Though this will get plenty of coverage in the mainstream press, we wanted to take a moment to explain how this action may impact mortgage rates in particular.
As you’ll recall, when the Fed announces an interest rate decision, the decision itself is less important than the accompanying policy statement, which articulates the Fed’s views on the economy, inflation and the outlook for future changes to Monetary Policy (rates, etc.)
It is that document, (which makes up for being somewhat boring and often obtuse – except to mortgage geeks like this one – by being mercifully short) which can drive mortgage rates.
You can read the whole thing in less than 30 seconds right here.
What Does this REALLY mean for mortgage rates?

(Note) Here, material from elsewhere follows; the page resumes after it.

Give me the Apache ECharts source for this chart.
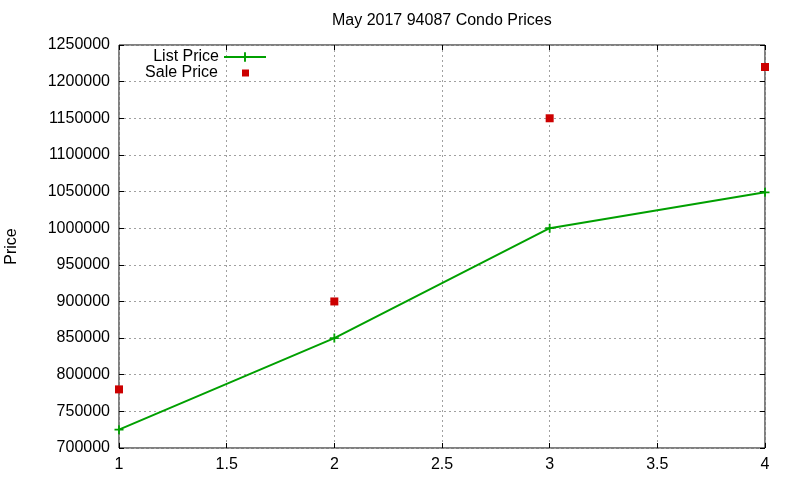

Though it will take a few days for the dust to settle, the immediate result today is that rates are moving up – the stock market is up over 300 points as I type this – as money flows out bonds into a stock market that has taken the Fed statement like a shot in the arm. Expect to see this reflected in lender rate sheets this afternoon or tomorrow morning.
From a broader point of view, within the context of today’s policy statement, the Fed seems to suggest that an economic slowdown is more cause for concern that the presence of inflation, and it does not appear that a return to rate hikes is imminent.
Though the initial reaction looks to be higher rates, If the Fed is correct – that inflationary pressures will moderate – this may be good news for mortgage rates. It is useful at this point to insert a very simple rule of thumb that describes the relationship between mortgage rates, and inflation.
Elevated inflation = Higher rates; Lack Inflation = Lower Rates
In that sense, moderating inflation will will keep the door open for low, or lower, mortgage rates through the end of 2008.
Also, don’t forget, credit standards continue to tighten, so even if prevailing rates fall, the cost of financing (larger down payments, credit based interest rate adjustors or additional fees) may continue to rise.